THE EXERCISE:
Copy from the first line below down to and including the line with "0.0057, 0.0042, 0.0028, 0.0015, 0.0, 0.0, 0.0, 0.0, 0.0, 0.0]". Skip the pictures.

DATA SEGMENT:

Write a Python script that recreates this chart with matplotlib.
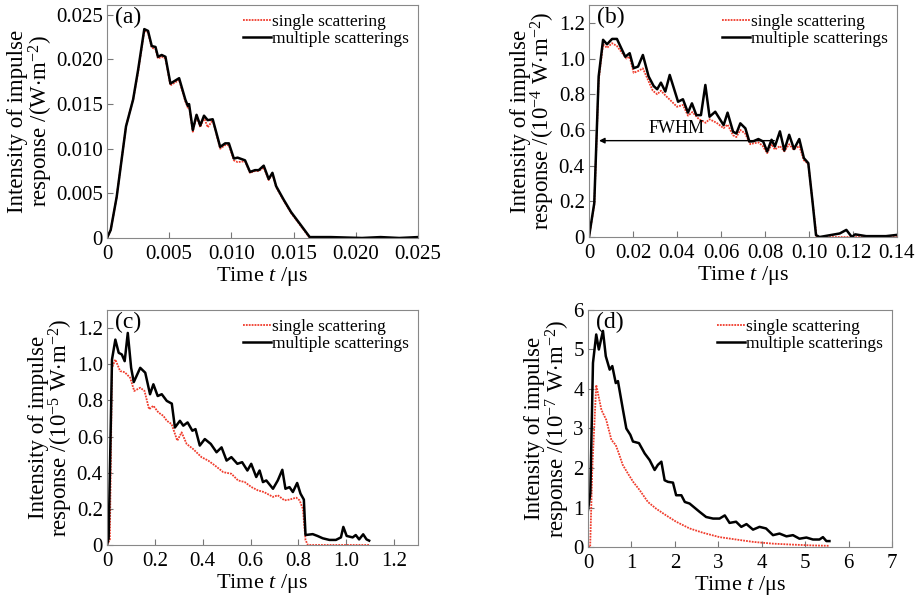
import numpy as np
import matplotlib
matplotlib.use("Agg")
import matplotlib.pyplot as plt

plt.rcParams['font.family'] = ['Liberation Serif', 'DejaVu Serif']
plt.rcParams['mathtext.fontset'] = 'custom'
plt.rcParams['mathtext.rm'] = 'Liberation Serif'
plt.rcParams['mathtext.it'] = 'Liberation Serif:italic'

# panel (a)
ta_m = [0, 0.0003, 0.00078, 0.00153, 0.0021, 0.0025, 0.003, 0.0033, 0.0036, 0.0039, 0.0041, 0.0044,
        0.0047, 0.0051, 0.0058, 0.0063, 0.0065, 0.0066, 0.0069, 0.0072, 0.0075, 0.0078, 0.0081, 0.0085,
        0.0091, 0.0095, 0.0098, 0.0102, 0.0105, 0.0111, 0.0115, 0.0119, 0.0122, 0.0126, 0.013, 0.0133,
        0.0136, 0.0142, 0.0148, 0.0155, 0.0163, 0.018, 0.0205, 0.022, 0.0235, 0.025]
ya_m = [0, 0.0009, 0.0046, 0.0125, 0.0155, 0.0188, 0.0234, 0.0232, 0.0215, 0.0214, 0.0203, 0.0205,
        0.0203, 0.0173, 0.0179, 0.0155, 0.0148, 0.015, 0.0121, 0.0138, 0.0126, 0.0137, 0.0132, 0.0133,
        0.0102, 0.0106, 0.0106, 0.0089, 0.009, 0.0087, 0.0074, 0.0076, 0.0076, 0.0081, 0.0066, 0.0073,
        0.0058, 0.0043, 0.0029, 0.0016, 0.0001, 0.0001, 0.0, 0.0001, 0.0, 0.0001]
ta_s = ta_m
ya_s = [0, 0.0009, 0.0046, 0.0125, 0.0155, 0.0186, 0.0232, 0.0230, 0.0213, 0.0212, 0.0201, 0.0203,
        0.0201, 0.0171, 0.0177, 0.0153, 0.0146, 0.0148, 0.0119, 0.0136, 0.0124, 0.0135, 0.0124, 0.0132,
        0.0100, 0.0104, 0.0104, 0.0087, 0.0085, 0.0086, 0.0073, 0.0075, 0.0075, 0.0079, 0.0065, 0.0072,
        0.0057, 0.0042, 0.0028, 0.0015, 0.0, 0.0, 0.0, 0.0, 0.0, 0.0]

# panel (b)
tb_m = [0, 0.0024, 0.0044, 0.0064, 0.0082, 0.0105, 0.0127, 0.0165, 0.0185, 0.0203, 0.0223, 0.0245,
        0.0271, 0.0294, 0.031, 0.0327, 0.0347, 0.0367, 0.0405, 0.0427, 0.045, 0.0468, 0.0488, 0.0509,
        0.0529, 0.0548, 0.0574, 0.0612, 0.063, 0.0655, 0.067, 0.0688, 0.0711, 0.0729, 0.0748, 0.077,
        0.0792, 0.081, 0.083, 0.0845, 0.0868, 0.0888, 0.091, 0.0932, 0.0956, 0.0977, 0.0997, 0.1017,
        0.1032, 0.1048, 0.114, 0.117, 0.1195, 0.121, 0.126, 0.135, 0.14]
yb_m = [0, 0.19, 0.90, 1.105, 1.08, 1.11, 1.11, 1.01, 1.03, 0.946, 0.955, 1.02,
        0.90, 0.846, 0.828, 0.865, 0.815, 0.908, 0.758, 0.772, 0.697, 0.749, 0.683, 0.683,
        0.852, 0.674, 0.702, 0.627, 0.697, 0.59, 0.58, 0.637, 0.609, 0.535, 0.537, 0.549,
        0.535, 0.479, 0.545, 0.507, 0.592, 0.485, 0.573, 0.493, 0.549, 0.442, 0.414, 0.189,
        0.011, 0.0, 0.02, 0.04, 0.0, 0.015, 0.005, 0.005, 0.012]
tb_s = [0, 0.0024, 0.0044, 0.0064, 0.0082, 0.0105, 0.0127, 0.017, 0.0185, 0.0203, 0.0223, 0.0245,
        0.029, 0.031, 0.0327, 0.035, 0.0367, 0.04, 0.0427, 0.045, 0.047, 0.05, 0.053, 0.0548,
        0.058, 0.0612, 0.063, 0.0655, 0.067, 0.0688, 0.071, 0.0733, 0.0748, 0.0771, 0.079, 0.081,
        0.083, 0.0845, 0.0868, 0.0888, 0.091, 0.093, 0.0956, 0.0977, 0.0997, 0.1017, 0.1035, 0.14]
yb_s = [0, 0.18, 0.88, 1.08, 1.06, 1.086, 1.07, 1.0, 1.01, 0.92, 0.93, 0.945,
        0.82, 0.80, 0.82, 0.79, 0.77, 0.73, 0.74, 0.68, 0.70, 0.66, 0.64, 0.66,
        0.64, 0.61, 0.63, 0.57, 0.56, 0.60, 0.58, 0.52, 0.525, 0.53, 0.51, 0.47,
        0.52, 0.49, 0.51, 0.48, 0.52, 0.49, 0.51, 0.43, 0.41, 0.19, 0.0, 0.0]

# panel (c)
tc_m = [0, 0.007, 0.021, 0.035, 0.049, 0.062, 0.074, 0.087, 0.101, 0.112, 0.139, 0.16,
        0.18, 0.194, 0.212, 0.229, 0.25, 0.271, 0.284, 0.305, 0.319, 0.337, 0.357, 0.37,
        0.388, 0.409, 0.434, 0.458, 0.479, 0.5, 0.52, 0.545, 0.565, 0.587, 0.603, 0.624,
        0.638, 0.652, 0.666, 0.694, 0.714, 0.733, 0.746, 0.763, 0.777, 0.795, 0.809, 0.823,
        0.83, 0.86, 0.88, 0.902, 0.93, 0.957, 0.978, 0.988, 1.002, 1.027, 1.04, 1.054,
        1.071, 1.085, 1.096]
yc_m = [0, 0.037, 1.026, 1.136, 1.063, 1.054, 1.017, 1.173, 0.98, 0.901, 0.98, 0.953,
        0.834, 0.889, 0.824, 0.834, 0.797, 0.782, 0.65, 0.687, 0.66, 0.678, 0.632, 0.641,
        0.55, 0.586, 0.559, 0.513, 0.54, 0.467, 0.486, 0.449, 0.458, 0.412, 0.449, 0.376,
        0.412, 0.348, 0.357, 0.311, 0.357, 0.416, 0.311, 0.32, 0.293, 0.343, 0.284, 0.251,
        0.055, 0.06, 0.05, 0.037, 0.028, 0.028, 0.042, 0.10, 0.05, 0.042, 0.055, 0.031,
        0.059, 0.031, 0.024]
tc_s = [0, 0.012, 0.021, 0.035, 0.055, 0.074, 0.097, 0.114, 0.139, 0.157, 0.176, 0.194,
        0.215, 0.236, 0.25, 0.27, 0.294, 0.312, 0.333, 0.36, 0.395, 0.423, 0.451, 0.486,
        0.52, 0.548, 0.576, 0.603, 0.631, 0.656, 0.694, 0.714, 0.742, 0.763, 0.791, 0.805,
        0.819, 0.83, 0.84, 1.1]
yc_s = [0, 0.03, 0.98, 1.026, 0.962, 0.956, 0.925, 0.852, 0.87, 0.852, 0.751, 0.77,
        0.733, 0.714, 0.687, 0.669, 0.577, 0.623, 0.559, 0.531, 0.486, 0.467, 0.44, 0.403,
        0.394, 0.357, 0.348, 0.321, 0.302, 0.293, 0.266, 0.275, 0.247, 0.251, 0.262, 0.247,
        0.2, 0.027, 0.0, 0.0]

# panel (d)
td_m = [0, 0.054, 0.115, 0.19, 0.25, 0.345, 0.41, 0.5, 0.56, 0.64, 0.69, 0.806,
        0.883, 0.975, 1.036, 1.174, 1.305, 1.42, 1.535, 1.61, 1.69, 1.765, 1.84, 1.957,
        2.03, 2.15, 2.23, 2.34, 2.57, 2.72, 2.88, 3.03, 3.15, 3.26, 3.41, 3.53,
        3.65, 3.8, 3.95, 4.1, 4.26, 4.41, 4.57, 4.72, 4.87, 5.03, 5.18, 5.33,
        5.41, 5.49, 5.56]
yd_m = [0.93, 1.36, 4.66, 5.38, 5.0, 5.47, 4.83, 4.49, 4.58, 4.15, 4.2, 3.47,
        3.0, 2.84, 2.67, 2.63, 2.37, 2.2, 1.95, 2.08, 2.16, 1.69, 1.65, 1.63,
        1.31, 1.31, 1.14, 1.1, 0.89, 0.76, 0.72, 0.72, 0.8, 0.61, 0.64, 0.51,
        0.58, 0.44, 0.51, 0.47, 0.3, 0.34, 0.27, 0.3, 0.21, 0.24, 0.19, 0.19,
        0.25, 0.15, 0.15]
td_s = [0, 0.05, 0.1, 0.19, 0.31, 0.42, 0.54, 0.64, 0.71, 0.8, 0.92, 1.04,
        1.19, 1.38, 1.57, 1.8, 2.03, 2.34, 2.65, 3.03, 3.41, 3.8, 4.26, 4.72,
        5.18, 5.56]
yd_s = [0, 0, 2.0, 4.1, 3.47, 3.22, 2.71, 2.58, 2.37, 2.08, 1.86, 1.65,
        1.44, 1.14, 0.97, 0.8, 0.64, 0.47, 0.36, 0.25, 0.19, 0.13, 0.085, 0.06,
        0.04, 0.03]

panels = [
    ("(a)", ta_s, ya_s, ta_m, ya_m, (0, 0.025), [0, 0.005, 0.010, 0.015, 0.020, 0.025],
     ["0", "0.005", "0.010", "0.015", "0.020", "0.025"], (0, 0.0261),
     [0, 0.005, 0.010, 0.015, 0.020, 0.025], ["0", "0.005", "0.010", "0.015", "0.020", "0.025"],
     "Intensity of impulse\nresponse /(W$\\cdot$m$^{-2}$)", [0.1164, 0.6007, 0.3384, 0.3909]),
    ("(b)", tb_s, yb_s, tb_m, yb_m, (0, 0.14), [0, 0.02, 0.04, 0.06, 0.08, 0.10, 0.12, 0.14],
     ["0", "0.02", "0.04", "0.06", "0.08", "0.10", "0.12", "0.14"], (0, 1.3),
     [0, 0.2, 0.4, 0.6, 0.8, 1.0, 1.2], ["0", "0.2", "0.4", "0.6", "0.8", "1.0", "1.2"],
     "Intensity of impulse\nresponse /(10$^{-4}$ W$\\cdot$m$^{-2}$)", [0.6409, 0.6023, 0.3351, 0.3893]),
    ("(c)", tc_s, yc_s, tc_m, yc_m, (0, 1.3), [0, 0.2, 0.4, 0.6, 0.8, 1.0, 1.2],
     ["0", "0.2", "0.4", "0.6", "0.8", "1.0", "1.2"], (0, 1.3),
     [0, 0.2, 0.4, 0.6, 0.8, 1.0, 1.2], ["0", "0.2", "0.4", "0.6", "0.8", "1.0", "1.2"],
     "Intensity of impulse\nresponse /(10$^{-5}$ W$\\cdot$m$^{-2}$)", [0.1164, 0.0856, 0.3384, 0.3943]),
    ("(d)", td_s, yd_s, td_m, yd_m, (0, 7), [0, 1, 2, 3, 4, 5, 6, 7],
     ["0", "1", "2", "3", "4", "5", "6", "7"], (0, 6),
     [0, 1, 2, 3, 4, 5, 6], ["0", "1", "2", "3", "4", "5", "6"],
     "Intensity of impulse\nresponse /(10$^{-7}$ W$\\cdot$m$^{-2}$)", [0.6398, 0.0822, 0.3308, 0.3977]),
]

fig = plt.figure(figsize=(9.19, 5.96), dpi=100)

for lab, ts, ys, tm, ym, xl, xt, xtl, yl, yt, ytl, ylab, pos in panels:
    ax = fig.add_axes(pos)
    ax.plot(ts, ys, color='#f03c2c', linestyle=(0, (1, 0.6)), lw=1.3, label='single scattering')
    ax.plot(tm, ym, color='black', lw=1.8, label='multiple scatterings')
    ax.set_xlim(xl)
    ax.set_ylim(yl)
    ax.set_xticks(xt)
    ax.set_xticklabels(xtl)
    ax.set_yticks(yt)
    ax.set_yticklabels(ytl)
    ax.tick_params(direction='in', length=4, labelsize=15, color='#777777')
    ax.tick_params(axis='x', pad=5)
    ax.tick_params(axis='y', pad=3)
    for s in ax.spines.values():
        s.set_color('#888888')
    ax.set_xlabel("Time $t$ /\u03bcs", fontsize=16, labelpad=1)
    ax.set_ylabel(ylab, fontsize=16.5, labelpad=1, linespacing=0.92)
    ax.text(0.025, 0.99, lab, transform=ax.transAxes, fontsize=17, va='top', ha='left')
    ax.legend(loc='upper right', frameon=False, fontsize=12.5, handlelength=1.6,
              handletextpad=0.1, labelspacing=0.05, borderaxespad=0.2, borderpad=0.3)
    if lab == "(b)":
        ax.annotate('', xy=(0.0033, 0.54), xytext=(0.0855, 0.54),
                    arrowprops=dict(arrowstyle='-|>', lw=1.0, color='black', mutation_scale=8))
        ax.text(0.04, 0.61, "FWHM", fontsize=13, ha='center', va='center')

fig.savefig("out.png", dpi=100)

SOLUTION BELOW:
Write a Python script that recreates this chart with matplotlib.
import numpy as np
import matplotlib
matplotlib.use("Agg")
import matplotlib.pyplot as plt

plt.rcParams['font.family'] = ['Liberation Serif', 'DejaVu Serif']
plt.rcParams['mathtext.fontset'] = 'custom'
plt.rcParams['mathtext.rm'] = 'Liberation Serif'
plt.rcParams['mathtext.it'] = 'Liberation Serif:italic'

# panel (a)
ta_m = [0, 0.0003, 0.00078, 0.00153, 0.0021, 0.0025, 0.003, 0.0033, 0.0036, 0.0039, 0.0041, 0.0044,
        0.0047, 0.0051, 0.0058, 0.0063, 0.0065, 0.0066, 0.0069, 0.0072, 0.0075, 0.0078, 0.0081, 0.0085,
        0.0091, 0.0095, 0.0098, 0.0102, 0.0105, 0.0111, 0.0115, 0.0119, 0.0122, 0.0126, 0.013, 0.0133,
        0.0136, 0.0142, 0.0148, 0.0155, 0.0163, 0.018, 0.0205, 0.022, 0.0235, 0.025]
ya_m = [0, 0.0009, 0.0046, 0.0125, 0.0155, 0.0188, 0.0234, 0.0232, 0.0215, 0.0214, 0.0203, 0.0205,
        0.0203, 0.0173, 0.0179, 0.0155, 0.0148, 0.015, 0.0121, 0.0138, 0.0126, 0.0137, 0.0132, 0.0133,
        0.0102, 0.0106, 0.0106, 0.0089, 0.009, 0.0087, 0.0074, 0.0076, 0.0076, 0.0081, 0.0066, 0.0073,
        0.0058, 0.0043, 0.0029, 0.0016, 0.0001, 0.0001, 0.0, 0.0001, 0.0, 0.0001]
ta_s = ta_m
ya_s = [0, 0.0009, 0.0046, 0.0125, 0.0155, 0.0186, 0.0232, 0.0230, 0.0213, 0.0212, 0.0201, 0.0203,
        0.0201, 0.0171, 0.0177, 0.0153, 0.0146, 0.0148, 0.0119, 0.0136, 0.0124, 0.0135, 0.0124, 0.0132,
        0.0100, 0.0104, 0.0104, 0.0087, 0.0085, 0.0086, 0.0073, 0.0075, 0.0075, 0.0079, 0.0065, 0.0072,
        0.0057, 0.0042, 0.0028, 0.0015, 0.0, 0.0, 0.0, 0.0, 0.0, 0.0]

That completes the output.